Perhaps not surprisingly, when BHS coach Bobby Mongold handed the keys to the Gobblers’ offense to Roadcap this season, the varsity stage did not overwhelm the 5-foot-9 point guard.
Nicknamed “Bean,” Roadcap has averaged 9.1 points and leads the Gobblers (13-3 overall, 7-1 in the Valley District) with 2.6 assists and 2.1 steals per game, while giving Broadway something it didn’t have during a breakout 19-9 campaign last season: a true point guard.
“Heather Bagwell ran our point guard position last year and she definitely wasn’t meant to be a point guard,” BHS senior captain Heather Cantrell said, “but she had to run it because we didn’t have anybody else. She would’ve been more of a 2-3, so when Kierstin was added, she was definitely a big piece to the puzzle.”
Whoever came up with the saying, “You have to crawl before you can walk,” hasn’t met Roadcap. Like many of her other life endeavors, the jump to varsity was a seamless transition and she was ahead of the curve.
“My mom and dad [Mendy and Robbie Roadcap] always told me: when I was little I never really crawled,” Kierstin Roadcap said. “When I was 8 or 9 months old, I just got up one day and started running.”
Soon after, she had a basketball in her hand.
The nickname? That came from Gena Curry, her grandmother, who started calling her “jellybean” because Roadcap was born in February and Easter stuff was coming out.
But this “bean” has been anything but green.
“She doesn’t play like a freshman,” Mongold said of Roadcap, who has lost only four games in Broadway’s basketball program since moving from Bridgewater to play her seventh-grade season at J. Frank Hillyard Middle School.
Roadcap started for a BHS junior-varsity team that went undefeated last season. The year before, she lost just one game: a championship game against Turner Ashby, the team she would have played for had she not moved.
Now, Roadcap is part of a resurgence for the Gobblers, who failed to win a single district game in four seasons until last year. Surviving those strings of defeat would have been tough for Roadcap, who is also a two-time Little League state champion in softball.
“I do not take losses lightly at all. Oh my gosh,” said Roadcap, who plays shortstop and catcher on the diamond. “…It can be school. It can be pretty much anything in life. I hate losing. I hate it.”
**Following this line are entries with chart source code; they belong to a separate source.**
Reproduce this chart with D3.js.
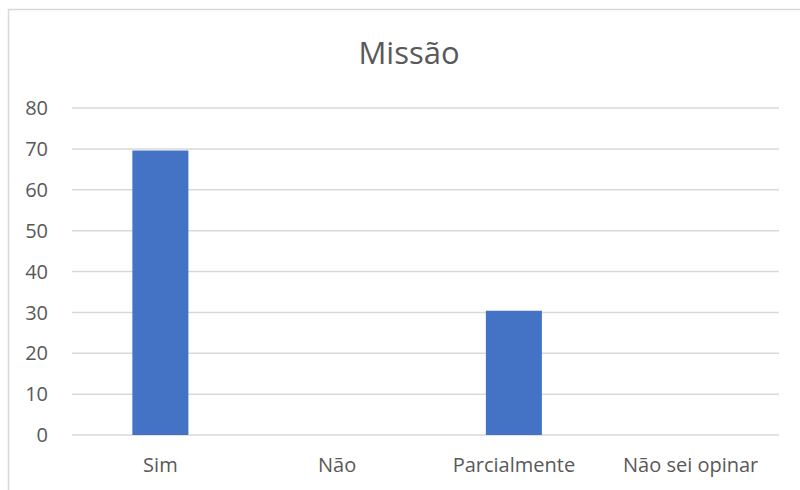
<!DOCTYPE html>
<html>
<head>
<meta charset="utf-8">
<script src="https://cdn.jsdelivr.net/npm/d3@7"></script>
<style>
  body { margin: 0; background: #fff; }
  text { font-family: "Open Sans", sans-serif; fill: #595959; }
</style>
</head>
<body>
<svg width="800" height="490"></svg>
<script>
// chart data
var categories = ["Sim", "Não", "Parcialmente", "Não sei opinar"];
var values = [69.6, 0, 30.4, 0];
var yTicks = [0, 10, 20, 30, 40, 50, 60, 70, 80];
var title = "Missão";

var svg = d3.select("svg"),
    width = +svg.attr("width"),
    height = +svg.attr("height");

var plot = { left: 72, right: 779, top: 108, bottom: 435 };

// outer chart border (runs off the right/bottom edge like the screenshot)
svg.append("rect")
    .attr("x", 8.5)
    .attr("y", 9.5)
    .attr("width", 820)
    .attr("height", 520)
    .attr("fill", "none")
    .attr("stroke", "#d9d9d9")
    .attr("stroke-width", 1.5);

var x = d3.scaleBand()
    .domain(categories)
    .range([plot.left, plot.right]);

var y = d3.scaleLinear()
    .domain([0, 80])
    .range([plot.bottom, plot.top]);

// gridlines
svg.append("g")
  .selectAll("line")
  .data(yTicks)
  .enter().append("line")
    .attr("x1", plot.left)
    .attr("x2", plot.right)
    .attr("y1", d => y(d))
    .attr("y2", d => y(d))
    .attr("stroke", "#d9d9d9")
    .attr("stroke-width", 1.5);

// y tick labels
svg.append("g")
  .selectAll("text")
  .data(yTicks)
  .enter().append("text")
    .attr("x", 48)
    .attr("y", d => y(d))
    .attr("dy", "0.36em")
    .attr("text-anchor", "end")
    .style("font-size", "20px")
    .text(d => d);

// bars
var barW = x.bandwidth() * 0.317;
svg.append("g")
  .selectAll("rect")
  .data(values)
  .enter().append("rect")
    .attr("x", (d, i) => x(categories[i]) + (x.bandwidth() - barW) / 2)
    .attr("y", d => y(d))
    .attr("width", barW)
    .attr("height", d => y(0) - y(d))
    .attr("fill", "#4472c4");

// x labels
svg.append("g")
  .selectAll("text")
  .data(categories)
  .enter().append("text")
    .attr("x", d => x(d) + x.bandwidth() / 2)
    .attr("y", 472)
    .attr("text-anchor", "middle")
    .style("font-size", "20px")
    .text(d => d);

// title
svg.append("text")
    .attr("x", 409)
    .attr("y", 64)
    .attr("text-anchor", "middle")
    .style("font-size", "31px")
    .text(title);
</script>
</body>
</html>
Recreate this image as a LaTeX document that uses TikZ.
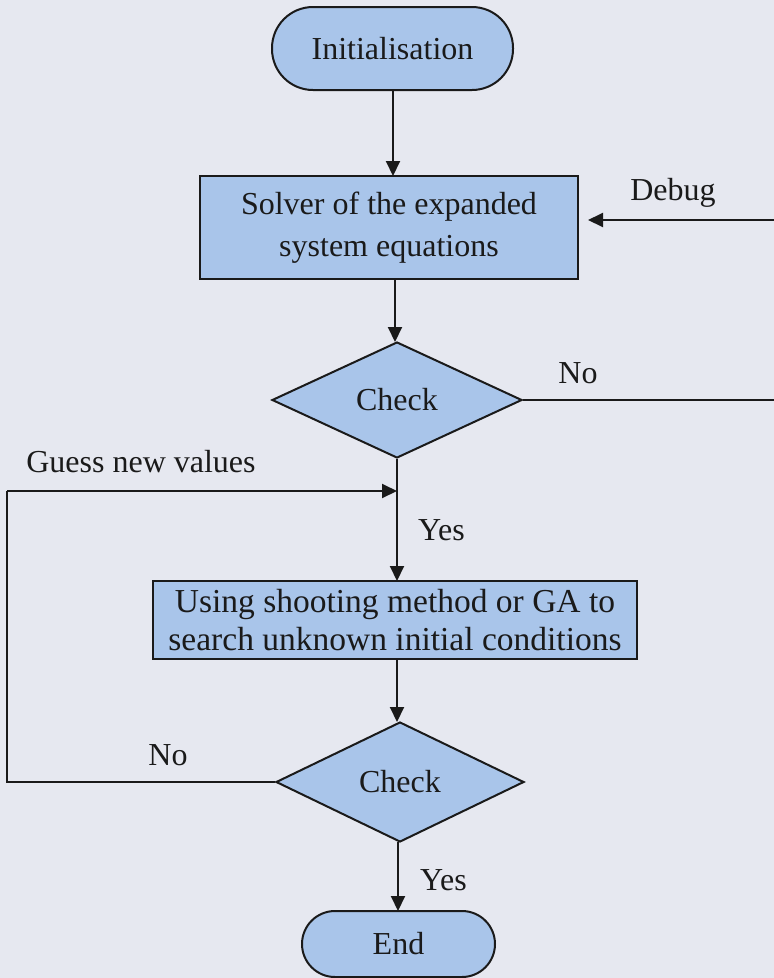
\documentclass[tikz,border=0pt]{standalone}
\usepackage{fontspec}
\setmainfont{Liberation Serif}
\usetikzlibrary{shapes.geometric,arrows.meta}
\definecolor{boxfill}{HTML}{A9C5EA}
\definecolor{paper}{HTML}{E6E8F0}
\definecolor{ink}{HTML}{1A1A1A}
\tikzset{
  base/.style={draw=ink, line width=2pt, fill=boxfill, text=ink, inner sep=0pt,
    font=\fontsize{32}{42}\selectfont, align=center},
  term/.style={base, rectangle},
  procbox/.style={base, rectangle},
  decide/.style={base, diamond},
  conn/.style={draw=ink, line width=2pt},
  arr/.style={conn, -{Triangle[length=15pt,width=14pt]}},
  lbl/.style={text=ink, inner sep=0pt, font=\fontsize{32}{38}\selectfont}
}
\begin{document}
\begin{tikzpicture}[x=1pt,y=-1pt]
\fill[paper] (0,0) rectangle (774,978);
\useasboundingbox (0,0) rectangle (774,978);

\node[term, rounded corners=41pt, minimum width=241pt, minimum height=83pt] (init) at (392.5,48.5) {Initialisation};
\node[procbox, minimum width=378pt, minimum height=103pt] (solver) at (389,227.5) {Solver of the expanded\\system equations};
\node[decide, minimum width=250pt, minimum height=116pt] (check1) at (397,400) {Check};
\node[procbox, minimum width=484pt, minimum height=78pt, font=\fontsize{33.5}{38}\selectfont] (search) at (395,620) {Using shooting method or GA to\\search unknown initial conditions};
\node[decide, minimum width=248pt, minimum height=120pt] (check2) at (400,782) {Check};
\node[term, rounded corners=33pt, minimum width=193pt, minimum height=66pt] (end) at (398.5,944) {End};

\coordinate (debugend) at (588,220);
\coordinate (rightB) at (790,220);
\coordinate (leftB) at (7,491);
\coordinate (join) at (397,491);

\draw[arr] (393,90) -- (393,176);
\draw[arr] (395,279) -- (395,342);
\draw[arr] (check1.south) -- (397,581);
\draw[arr] (397,659) -- (397,722);
\draw[arr] (398,842) -- (398,911);

\draw[conn] (check1.east) -- (check1.east -| rightB) -- (rightB);
\draw[arr] (rightB) -- (debugend);
\draw[conn] (check2.west) -- (check2.west -| leftB) -- (leftB);
\draw[arr] (leftB) -- (join);

\node[lbl, anchor=base] (debug) at (673,200) {Debug};
\node[lbl, anchor=base] (no1) at (578,383) {No};
\node[lbl, anchor=base] (guess) at (141,472) {Guess new values};
\node[lbl, anchor=base west] (yes1) at (418,540) {Yes};
\node[lbl, anchor=base] (no2) at (168,765) {No};
\node[lbl, anchor=base west] (yes2) at (420,890) {Yes};
\end{tikzpicture}
\end{document}
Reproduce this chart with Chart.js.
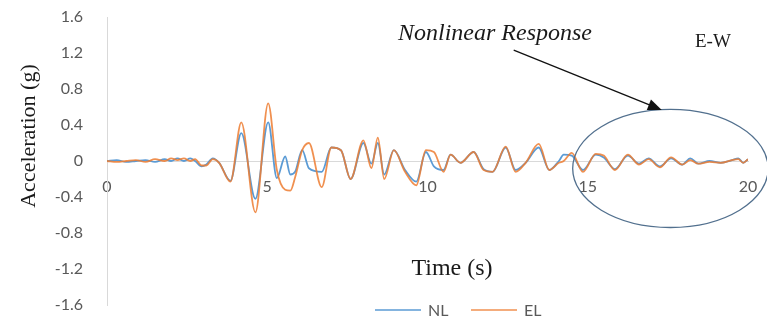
<!DOCTYPE html>
<html lang="en">
<head>
    <meta charset="UTF-8">
    <title>Acceleration E-W</title>
    <script src="https://cdn.jsdelivr.net/npm/chart.js"></script>
    <style>
        body {
            margin: 0;
            background-color: #ffffff;
        }

        .chart-box {
            width: 767px;
            height: 325px;
            position: relative;
        }
    </style>
</head>
<body>
    <div class="chart-box">
        <canvas id="accChart"></canvas>
    </div>

    <script>
        // time (s) and acceleration (g)
        const time = [0, 0.3, 0.6, 0.9, 1.2, 1.5, 1.8, 2.0, 2.2, 2.4, 2.6, 2.75, 2.95, 3.1, 3.3, 3.5,
            3.85, 4.19, 4.63, 5.03, 5.3, 5.56, 5.72, 5.87, 6.09, 6.3, 6.7, 7.0, 7.3, 7.6, 8.0, 8.25,
            8.45, 8.65, 8.95, 9.3, 9.65, 9.95, 10.2, 10.5, 10.72, 11.03, 11.44, 11.75, 12.03, 12.44,
            12.75, 13.06, 13.47, 13.8, 14.1, 14.25, 14.5, 14.85, 15.25, 15.5, 15.85, 16.25, 16.6,
            16.9, 17.25, 17.6, 17.95, 18.2, 18.45, 18.8, 19.15, 19.5, 19.7, 19.85, 20];
        const nl = [0, 0.01, -0.01, 0, 0.01, -0.01, 0.02, 0, 0.03, 0, 0.03, 0, -0.06, -0.04, 0.03, -0.02,
            -0.22, 0.31, -0.42, 0.43, -0.19, 0.05, -0.15, -0.12, 0.12, -0.08, -0.12, 0.15, 0.12, -0.2, 0.2, -0.03,
            0.2, -0.15, 0.12, -0.1, -0.23, 0.1, -0.06, -0.1, 0.07, -0.02, 0.1, -0.09, -0.12, 0.15,
            -0.1, -0.02, 0.15, -0.1, 0, 0.07, 0.06, -0.1, 0.07, 0.04, -0.09, 0.06, -0.03,
            0.03, -0.06, 0.03, -0.04, 0.03, -0.03, 0, -0.02, 0.01, 0.03, -0.02, 0.02];
        const el = [0, -0.01, 0, 0.01, -0.01, 0.02, 0, 0.03, 0.01, 0.03, 0, 0.02, -0.05, -0.05, 0.02, -0.02,
            -0.23, 0.43, -0.57, 0.64, -0.1, -0.32, -0.33, -0.18, 0.12, 0.2, -0.29, 0.15, 0.12, -0.2, 0.23, -0.08,
            0.26, -0.2, 0.12, -0.12, -0.27, 0.12, 0.1, -0.12, 0.07, -0.02, 0.1, -0.1, -0.12, 0.16,
            -0.12, -0.02, 0.19, -0.1, -0.02, 0, 0.09, -0.12, 0.08, 0.06, -0.1, 0.07, -0.04,
            0.02, -0.07, 0.04, -0.04, 0.01, -0.03, -0.01, -0.02, 0.01, 0.02, -0.02, 0.02];
        const xTicks = [0, 5, 10, 15, 20];
        const yTicks = [-1.6, -1.2, -0.8, -0.4, 0, 0.4, 0.8, 1.2, 1.6];

        function toPoints(values) {
            return time.map((t, i) => ({ x: t, y: values[i] }));
        }

        // annotation shapes in data units (s, g)
        const ellipse = { t: 17.58, g: -0.083, rt: 3.05, rg: 0.656 };
        const arrow = { t0: 12.69, g0: 1.233, t1: 17.31, g1: 0.567 };

        const extras = {
            id: 'extras',
            afterDraw(chart) {
                const ctx = chart.ctx;
                const xs = chart.scales.x;
                const ys = chart.scales.y;
                ctx.save();

                // axis titles
                ctx.fillStyle = '#1a1a1a';
                ctx.font = '22px "Liberation Serif"';
                ctx.textAlign = 'center';
                ctx.textBaseline = 'alphabetic';
                ctx.save();
                ctx.translate(35, 136);
                ctx.rotate(-Math.PI / 2);
                ctx.fillText('Acceleration (g)', 0, 0);
                ctx.restore();

                ctx.font = '24px "Liberation Serif"';
                ctx.fillText('Time (s)', 452, 275);

                // labels on top
                ctx.textAlign = 'left';
                ctx.font = 'italic 24px "Liberation Serif"';
                ctx.fillText('Nonlinear Response', 398, 40);
                ctx.font = '19px "Liberation Serif"';
                ctx.fillText('E-W', 695, 47);

                // ellipse round the late part
                const cx = xs.getPixelForValue(ellipse.t);
                const cy = ys.getPixelForValue(ellipse.g);
                const rx = xs.getPixelForValue(ellipse.t + ellipse.rt) - cx;
                const ry = cy - ys.getPixelForValue(ellipse.g + ellipse.rg);
                ctx.strokeStyle = '#52708e';
                ctx.lineWidth = 1.3;
                ctx.beginPath();
                ctx.ellipse(cx, cy, rx, ry, 0, 0, Math.PI * 2);
                ctx.stroke();

                // arrow
                const ax0 = xs.getPixelForValue(arrow.t0);
                const ay0 = ys.getPixelForValue(arrow.g0);
                const ax1 = xs.getPixelForValue(arrow.t1);
                const ay1 = ys.getPixelForValue(arrow.g1);
                const ang = Math.atan2(ay1 - ay0, ax1 - ax0);
                const head = 15;
                ctx.strokeStyle = '#111';
                ctx.fillStyle = '#111';
                ctx.lineWidth = 1.3;
                ctx.beginPath();
                ctx.moveTo(ax0, ay0);
                ctx.lineTo(ax1 - Math.cos(ang) * head * 0.8, ay1 - Math.sin(ang) * head * 0.8);
                ctx.stroke();
                ctx.beginPath();
                ctx.moveTo(ax1, ay1);
                ctx.lineTo(ax1 - head * Math.cos(ang - 0.38), ay1 - head * Math.sin(ang - 0.38));
                ctx.lineTo(ax1 - head * Math.cos(ang + 0.38), ay1 - head * Math.sin(ang + 0.38));
                ctx.closePath();
                ctx.fill();

                // legend
                ctx.font = '16px Lato';
                ctx.textBaseline = 'middle';
                let lx = 375;
                chart.data.datasets.forEach(ds => {
                    ctx.strokeStyle = ds.borderColor;
                    ctx.lineWidth = 1.5;
                    ctx.beginPath();
                    ctx.moveTo(lx, 310);
                    ctx.lineTo(lx + 46, 310);
                    ctx.stroke();
                    ctx.fillStyle = '#595959';
                    ctx.fillText(ds.label, lx + 53, 311);
                    lx += 96;
                });

                ctx.restore();
            }
        };

        const ctx = document.getElementById('accChart').getContext('2d');
        new Chart(ctx, {
            type: 'line',
            data: {
                datasets: [{
                    label: 'NL',
                    data: toPoints(nl),
                    borderColor: '#5b9bd5',
                    borderWidth: 1.8,
                    order: 1
                }, {
                    label: 'EL',
                    data: toPoints(el),
                    borderColor: 'rgba(237, 125, 49, 0.85)',
                    borderWidth: 1.8,
                    order: 0
                }]
            },
            options: {
                responsive: true,
                maintainAspectRatio: false,
                animation: false,
                layout: {
                    padding: { left: 0, top: 17, right: 19, bottom: 20 }
                },
                elements: {
                    point: { radius: 0 },
                    line: { cubicInterpolationMode: 'monotone', fill: false }
                },
                plugins: {
                    legend: { display: false },
                    tooltip: { enabled: false }
                },
                scales: {
                    x: {
                        type: 'linear',
                        position: { y: 0 },
                        min: 0,
                        max: 20,
                        afterBuildTicks: scale => {
                            scale.ticks = xTicks.map(v => ({ value: v }));
                        },
                        afterFit: scale => {
                            scale.paddingLeft = 0;
                            scale.paddingRight = 0;
                        },
                        grid: { display: false, drawTicks: false },
                        border: { display: true, color: '#d9d9d9' },
                        ticks: {
                            padding: 16,
                            color: '#595959',
                            font: { family: 'Lato', size: 16 }
                        }
                    },
                    y: {
                        min: -1.6,
                        max: 1.6,
                        afterBuildTicks: scale => {
                            scale.ticks = yTicks.map(v => ({ value: v }));
                        },
                        afterFit: scale => {
                            scale.width = 107;
                            scale.paddingTop = 0;
                            scale.paddingBottom = 0;
                        },
                        grid: { display: false, drawTicks: false },
                        border: { display: true, color: '#d9d9d9' },
                        ticks: {
                            padding: 24,
                            color: '#595959',
                            font: { family: 'Lato', size: 16 }
                        }
                    }
                }
            },
            plugins: [extras]
        });
    </script>
</body>
</html>
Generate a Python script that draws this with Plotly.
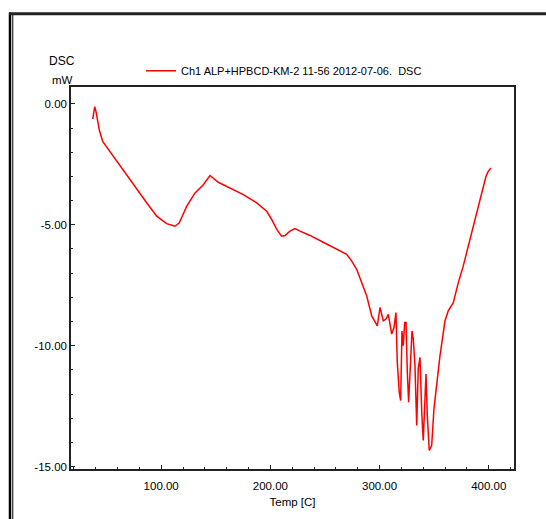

Roadcap’s ability to drive to the basket has been integral for Broadway’s offense, freeing up other shooters and even setting up Cantrell and Brianna Zook – the team’s leading scorers – in the post. Roadcap’s aggressive, physical style of play has frustrated opponents on the other side of the ball, too.
“When you look at her, you definitely wouldn’t think of her as a freshman,” Cantrell said. “She’s not scared to get up in somebody’s face and take control.”
With Roadcap this season, BHS is averaging 56.8 points per game. That’s 11.4 points more than last season through 16 games. The Gobblers averaged 47.3 points per game overall last winter.
“We’re a different team when the ball is in her hands,” said Mongold, noting that Roadcap doesn’t have to score to impact a game. “She’s a terrific defender and I think one of her best attributes is her court vision.
“…Everybody else on the floor is playing checkers and she’s playing chess.”